# Howatt Super Diablo for trade, 50@28 - SOLD



## Apex Predator (Feb 12, 2008)

I have a beautiful Howatt Super Diablo for trade. It is 60" AMO and draws 50@28. This one seems right on the money, as far as draw weight goes. It was built in 1996 and is the last generation of Super Diablos. The Dreamcatchers are built on the same form today. It's a real screamer and the second quietest recurve I have ever shot, next to my Great Northern Ghost. This one has been hunted with but would easily rate 8.5-9 out of 10. A few minor scratches and dings. I think you will be really happy with it's condition. If not happy, I will always trade you back. I am looking for either a 50's style recurve 58-62" or a mild R/D longbow 62-66". They all need to draw around 50#. What do you have?


----------



## Dennis (Feb 12, 2008)

Man i wish it was left handed i,ve always wanted one


----------



## hogdgz (Feb 12, 2008)

Do you want to sell or just trade?


----------



## Apex Predator (Feb 12, 2008)

I prefer to trade, but would take $350 for it.


----------



## cardenuto14 (Feb 12, 2008)

Dude, You should have brought that to the hunt. I might have traded you $350 for it! That is a sweet looking bow!


----------



## Apex Predator (Feb 12, 2008)

Dude, you don't pay attention, or you would have noticed that's the one I hunted with every day!


----------



## cardenuto14 (Feb 12, 2008)

Apex Predator said:


> Dude, you don't pay attention, or you would have noticed that's the one I hunted with every day!
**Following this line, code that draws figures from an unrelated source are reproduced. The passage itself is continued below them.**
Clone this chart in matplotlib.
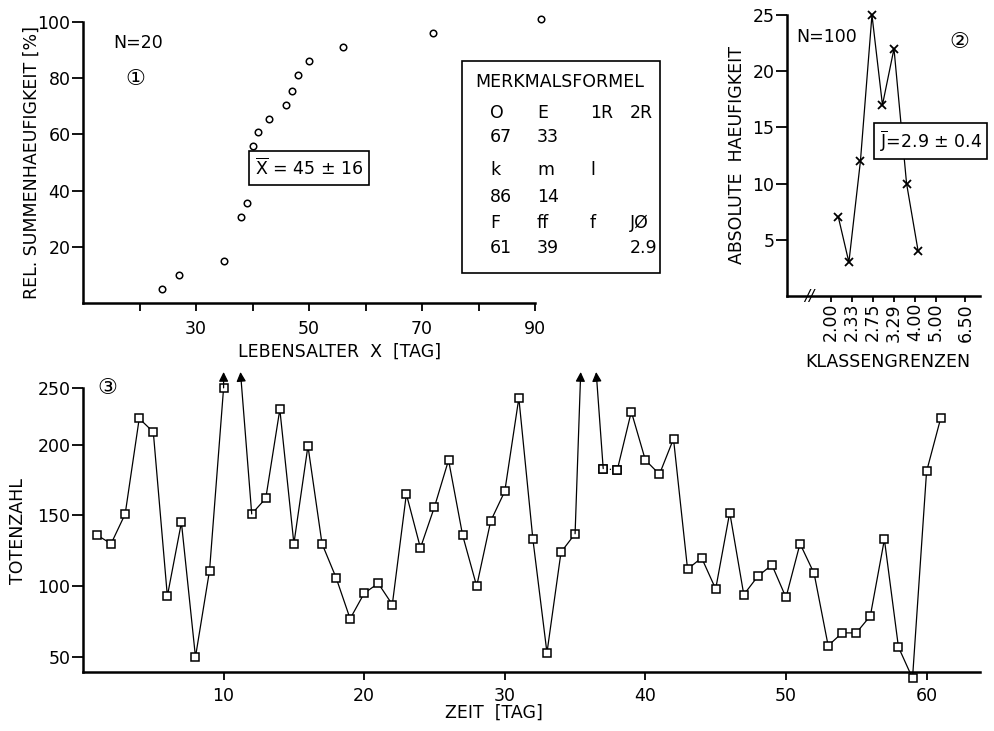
import numpy as np
import matplotlib
matplotlib.use('Agg')
from matplotlib import pyplot as plt
from matplotlib.patches import Rectangle

plt.rcParams['font.family'] = ['DejaVu Sans', 'Noto Sans CJK JP']
plt.rcParams['font.size'] = 12.5

# panel 1: cumulative frequency vs age
age = [24, 27, 35, 38, 39, 40, 41, 43, 46, 47, 48, 50, 56, 72, 91]
cum_pct = [5, 10, 15, 30.5, 35.5, 56, 61, 65.5, 70.5, 75.5, 81, 86, 91, 96, 101]
age_ticks = [30, 50, 70, 90]
age_minor = [20, 40, 60, 80]

# formula table
merkmal_rows = [['O', 'E', '1R', '2R'],
                ['67', '33', '', ''],
                ['k', 'm', 'l', ''],
                ['86', '14', '', ''],
                ['F', 'ff', 'f', 'JØ'],
                ['61', '39', '', '2.9']]

# panel 2: absolute frequency per class
klass_pos = [0.35, 0.85, 1.4, 1.95, 2.45, 3.0, 3.6, 4.15]
abs_freq = [7, 3, 12, 25, 17, 22, 10, 4]
klass_ticks = [0, 1, 2, 3, 4, 5, 6.4]
klass_labels = ['2.00', '2.33', '2.75', '3.29', '4.00', '5.00', '6.50']

# panel 3: deaths per day (nan = off scale)
nan = np.nan
days = np.arange(1, 62)
deaths = [136, 130, 151, 223, 211, 93, 145, 50, 111, 250, nan, 151, 162, 231, 130,
          199, 130, 106, 77, 95, 102, 87, 165, 127, 156, 189, 136, 100, 146, 167,
          241, 133, 53, 124, 137, nan, 183, 182, 229, 189, 179, 205, 112, 120, 98,
          152, 94, 107, 115, 92, 130, 109, 58, 67, 67, 79, 133, 57, 35, 181, 223]
# arrows to off-scale values: (start day, tip day)
offscale = [(10, 10.0), (12, 11.2), (35, 35.4), (37, 36.5)]

W, H = 994, 731
fig = plt.figure(figsize=(W / 100, H / 100), dpi=100)


def px_axes(x0, y0, x1, y1):
    return fig.add_axes([x0 / W, 1 - y1 / H, (x1 - x0) / W, (y1 - y0) / H])


def ftext(x, y, s, **kw):
    return fig.text(x / W, 1 - y / H, s, **kw)


def style(ax):
    for s in ['top', 'right']:
        ax.spines[s].set_visible(False)
    for s in ['left', 'bottom']:
        ax.spines[s].set_linewidth(1.8)
    ax.tick_params(direction='out', width=1.3, length=8, pad=1)


# ---- panel 1
ax1 = px_axes(83, 22, 535, 303)
style(ax1)
ax1.scatter(age, cum_pct, s=22, facecolors='white', edgecolors='black',
            linewidths=1.1, clip_on=False, zorder=3)
ax1.set_xlim(10, 90)
ax1.set_ylim(0, 100)
ax1.set_xticks(age_ticks)
ax1.set_xticks(age_minor, minor=True)
ax1.tick_params(axis='x', which='both', length=6, width=1.3, pad=6)
ax1.set_yticks([20, 40, 60, 80, 100])
ax1.spines['left'].set_bounds(0, 100)
ax1.set_ylabel('REL. SUMMENHAEUFIGKEIT [%]', va='center')
ax1.yaxis.set_label_coords((32 - 83) / 452, 0.5)
ax1.set_xlabel('LEBENSALTER  X  [TAG]', va='center')
ax1.xaxis.set_label_coords((340 - 83) / 452, -(352 - 303) / 281)
ax1.text(19.7, 92.5, 'N=20', ha='center', va='center')
ax1.text(19.2, 79.7, '①', ha='center', va='center', fontsize=16)
ax1.text(50, 48, r'$\overline{\mathrm{X}}$ = 45 ± 16', ha='center', va='center',
         bbox=dict(boxstyle='square,pad=0.35', fc='white', ec='black', lw=1.2))

# ---- formula box
fig.patches.append(Rectangle((462 / W, 1 - 273 / H), (660 - 462) / W, (273 - 61) / H,
                             transform=fig.transFigure, fill=False, ec='black', lw=1.2))
ftext(475, 82, 'MERKMALSFORMEL', va='center')
col_x = [490, 537, 590, 630]
row_y = [113, 137, 170, 197, 223, 248]
for r, row in enumerate(merkmal_rows):
    for c, cell in enumerate(row):
        ftext(col_x[c], row_y[r], cell, va='center')

# ---- panel 2
ax2 = px_axes(787, 15, 980, 296)
style(ax2)
ax2.plot(klass_pos, abs_freq, color='black', lw=0.9, marker='x', ms=6, mew=1.3,
         clip_on=False)
ax2.set_xlim(-2.1, 7.1)
ax2.set_ylim(0, 25)
ax2.set_yticks([5, 10, 15, 20, 25])
ax2.set_xticks(klass_ticks)
ax2.set_xticklabels(klass_labels, rotation=90)
ax2.tick_params(axis='x', length=4, pad=1)
ax2.text(-1.05, 0, '//', ha='center', va='center', fontsize=11, style='italic')
ax2.set_ylabel('ABSOLUTE  HAEUFIGKEIT', va='center')
ax2.yaxis.set_label_coords((737 - 787) / 193, 0.5)
ax2.set_xlabel('KLASSENGRENZEN', va='center')
ax2.xaxis.set_label_coords((888 - 787) / 193, -(362 - 296) / 281)
ax2.text(-0.2, 23.0, 'N=100', ha='center', va='center')
ax2.text(6.1, 22.6, '②', ha='center', va='center', fontsize=16)
ax2.text(4.75, 13.8, r'$\overline{\mathrm{J}}$=2.9 ± 0.4', ha='center', va='center',
         bbox=dict(boxstyle='square,pad=0.3', fc='white', ec='black', lw=1.2))


# ---- panel 3 (hand-drawn scale: upper part compressed)
def fwd(v):
    v = np.asarray(v, dtype=float)
    return np.where(v <= 200, v, 200 + (v - 200) * 0.8)


def inv(u):
    u = np.asarray(u, dtype=float)
    return np.where(u <= 200, u, 200 + (u - 200) / 0.8)


ax3 = px_axes(83, 372, 980, 672)
style(ax3)
ax3.set_yscale('function', functions=(fwd, inv))
deaths = np.array(deaths, dtype=float)
mk = dict(color='black', lw=0.9, marker='s', ms=6, mfc='white', mec='black', mew=1.1,
          clip_on=False)
ax3.plot(days[:37], deaths[:37], **mk)
ax3.plot(days[36:38], deaths[36:38], ls=':', **mk)
ax3.plot(days[37:], deaths[37:], **mk)
ax3.set_xlim(0, 63.8)
ax3.set_ylim(39.4, 264)
ytop = 264
for d0, d1 in offscale:
    ax3.annotate('', xy=(d1, ytop), xytext=(d0, deaths[d0 - 1]),
                 arrowprops=dict(arrowstyle='-|>', color='black', lw=0.9,
                                 mutation_scale=14, shrinkA=0, shrinkB=0),
                 annotation_clip=False)
ax3.set_yticks([50, 100, 150, 200, 250])
ax3.set_xticks([10, 20, 30, 40, 50, 60])
ax3.yaxis.set_minor_locator(matplotlib.ticker.NullLocator())
ax3.tick_params(axis='x', length=6, pad=5)
ax3.spines['left'].set_bounds(39.4, 250)
ax3.set_ylabel('TOTENZAHL', va='center')
ax3.yaxis.set_label_coords((18 - 83) / 897, (672 - 531) / 300)
ax3.set_xlabel('ZEIT  [TAG]', va='center')
ax3.xaxis.set_label_coords((494 - 83) / 897, -(713 - 672) / 300)
ax3.text(1.7, 250, '③', ha='center', va='center', fontsize=16)

fig.savefig('out.png', dpi=100)
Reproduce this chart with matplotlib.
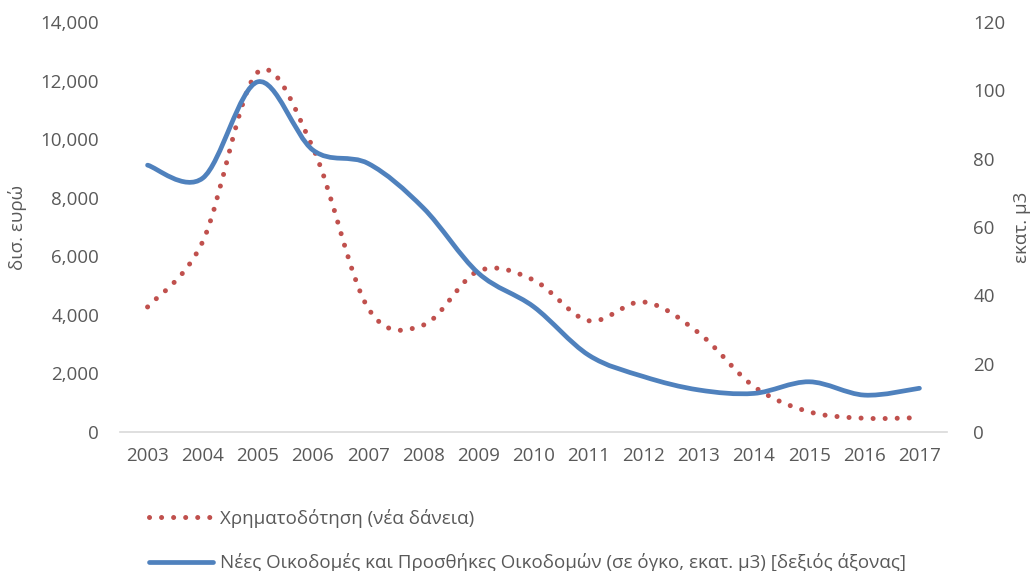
import numpy as np
import matplotlib.pyplot as plt
from matplotlib.path import Path
from matplotlib.patches import PathPatch
from matplotlib.lines import Line2D
from matplotlib.ticker import FuncFormatter

plt.rcParams['font.family'] = ['Open Sans', 'DejaVu Sans']

# data
years = ['2003', '2004', '2005', '2006', '2007', '2008', '2009', '2010',
         '2011', '2012', '2013', '2014', '2015', '2016', '2017']
loans = [4270, 6500, 12290, 9700, 4230, 3650, 5500, 5190,
         3800, 4440, 3380, 1550, 690, 470, 490]
volume = [78.1, 74.3, 102.5, 82.5, 78.6, 65.6, 46.5, 36.7,
          22.5, 16.2, 12.3, 11.3, 14.7, 10.8, 12.8]

label_loans = 'Χρηματοδότηση (νέα δάνεια)'
label_volume = 'Νέες Οικοδομές και Προσθήκες Οικοδομών (σε όγκο, εκατ. μ3) [δεξιός άξονας]'

red = '#C0504D'
blue = '#4F81BD'
grey = '#595959'
fs = 13.5


def smooth_path(xs, ys):
    # excel style smoothed line: cubic bezier through each point
    p = np.column_stack([xs, ys]).astype(float)
    n = len(p)
    verts = [p[0]]
    codes = [Path.MOVETO]
    for i in range(n - 1):
        p0 = p[i - 1] if i > 0 else p[i]
        p3 = p[i + 2] if i + 2 < n else p[i + 1]
        c1 = p[i] + (p[i + 1] - p0) / 6
        c2 = p[i + 1] - (p3 - p[i]) / 6
        verts += [c1, c2, p[i + 1]]
        codes += [Path.CURVE4] * 3
    return Path(verts, codes)


fig = plt.figure(figsize=(10.32, 5.71), dpi=100)
ax = fig.add_axes([120 / 1032, 139 / 571, 827 / 1032, 410 / 571])
ax2 = ax.twinx()

x = np.arange(len(years))

red_patch = PathPatch(smooth_path(x, loans), fill=False, edgecolor=red,
                      linewidth=3.6, linestyle=(0, (0.01, 2.4)),
                      capstyle='round', transform=ax.transData)
ax.add_patch(red_patch)
blue_patch = PathPatch(smooth_path(x, volume), fill=False, edgecolor=blue,
                       linewidth=3.4, capstyle='round', joinstyle='round',
                       transform=ax2.transData)
ax2.add_patch(blue_patch)
ax2.set_zorder(ax.get_zorder() + 1)

ax.set_xlim(-0.5, len(years) - 0.5)
ax.set_ylim(0, 14000)
ax2.set_ylim(0, 120)
ax.set_yticks(np.arange(0, 14001, 2000))
ax2.set_yticks(np.arange(0, 121, 20))
ax.yaxis.set_major_formatter(FuncFormatter(lambda v, _: f'{int(v):,}'))
ax.set_xticks(x)
ax.set_xticklabels(years)

for a in (ax, ax2):
    for s in a.spines.values():
        s.set_visible(False)
    a.tick_params(length=0, labelsize=fs, colors=grey)
ax.spines['bottom'].set_visible(True)
ax.spines['bottom'].set_color('#D9D9D9')
ax.spines['bottom'].set_linewidth(1.2)
ax.tick_params(axis='y', pad=15)
ax.tick_params(axis='x', pad=11)
ax2.tick_params(axis='y', pad=19)

ax.set_ylabel('δισ. ευρώ', fontsize=fs, color=grey, labelpad=10)
ax2.set_ylabel('εκατ. μ3', fontsize=fs, color=grey, labelpad=5)

handles = [
    Line2D([], [], color=red, linewidth=3.6, linestyle=(0, (0.01, 2.4)),
           dash_capstyle='round'),
    Line2D([], [], color=blue, linewidth=3.4, solid_capstyle='round'),
]
fig.legend(handles, [label_loans, label_volume], loc='upper left',
           bbox_to_anchor=(132 / 1032, 1 - 492 / 571), frameon=False,
           fontsize=fs, labelcolor=grey, handlelength=3.4,
           handletextpad=0.4, labelspacing=1.35)

fig.savefig('out.png', dpi=100)
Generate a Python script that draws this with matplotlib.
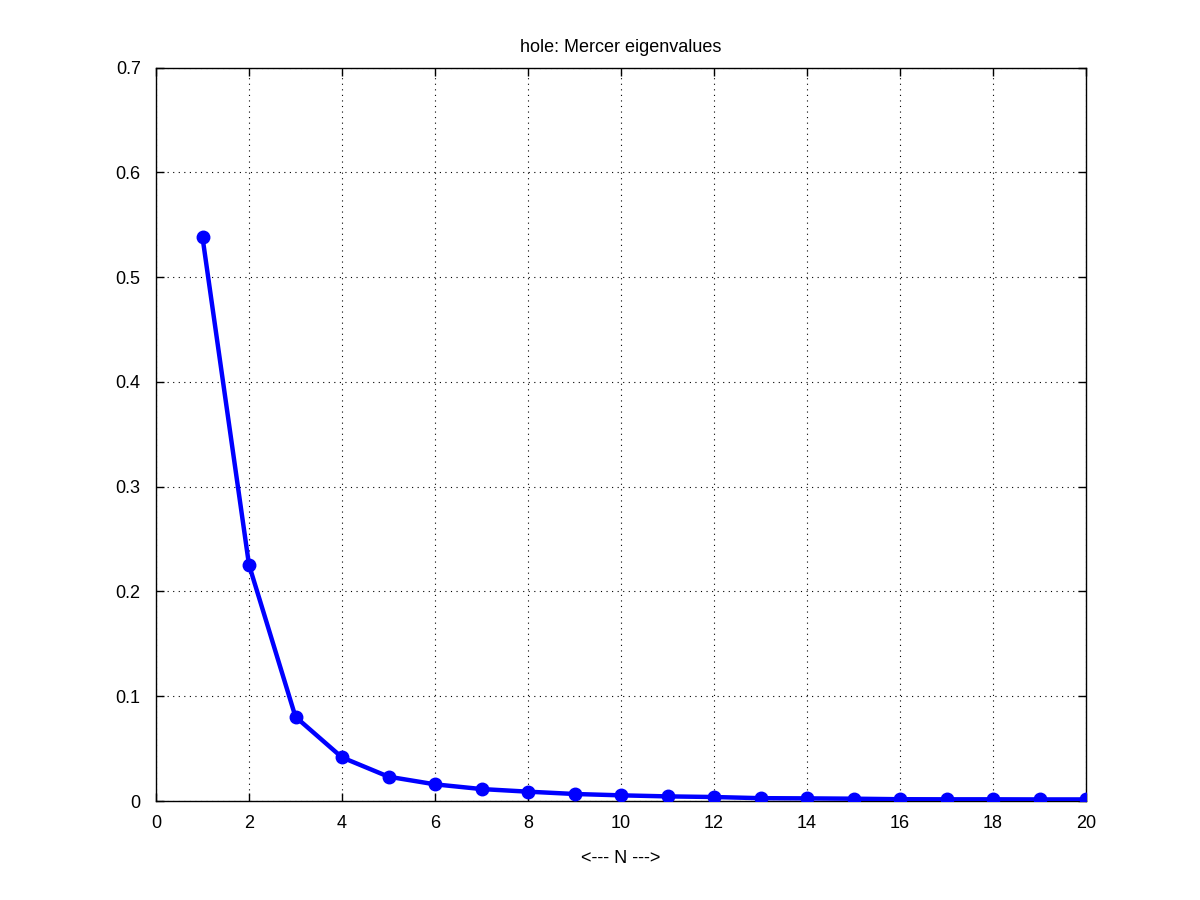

I thought it looked like the one you were hunting with but i wasn't sure. The yarn on the ends made me think that maybe you did that same thing to your other one. I really like that bow. Why are you getting rid of it?


----------



## Apex Predator (Feb 13, 2008)

I was having trouble shooting my Great Northern Ghost, since spending time with this one.  I determined that I wasn't gonna let any bow cause me to have trouble shooting my beloved Ghost.  I spent a day shooting the Ghost and realized that it shot much better for me.  I have had many other second bows that I could shoot along-side the Ghost with no ill effects.  I decided that I need one with a more familiar grip.


----------



## Apex Predator (Feb 13, 2008)

This one has been sold


----------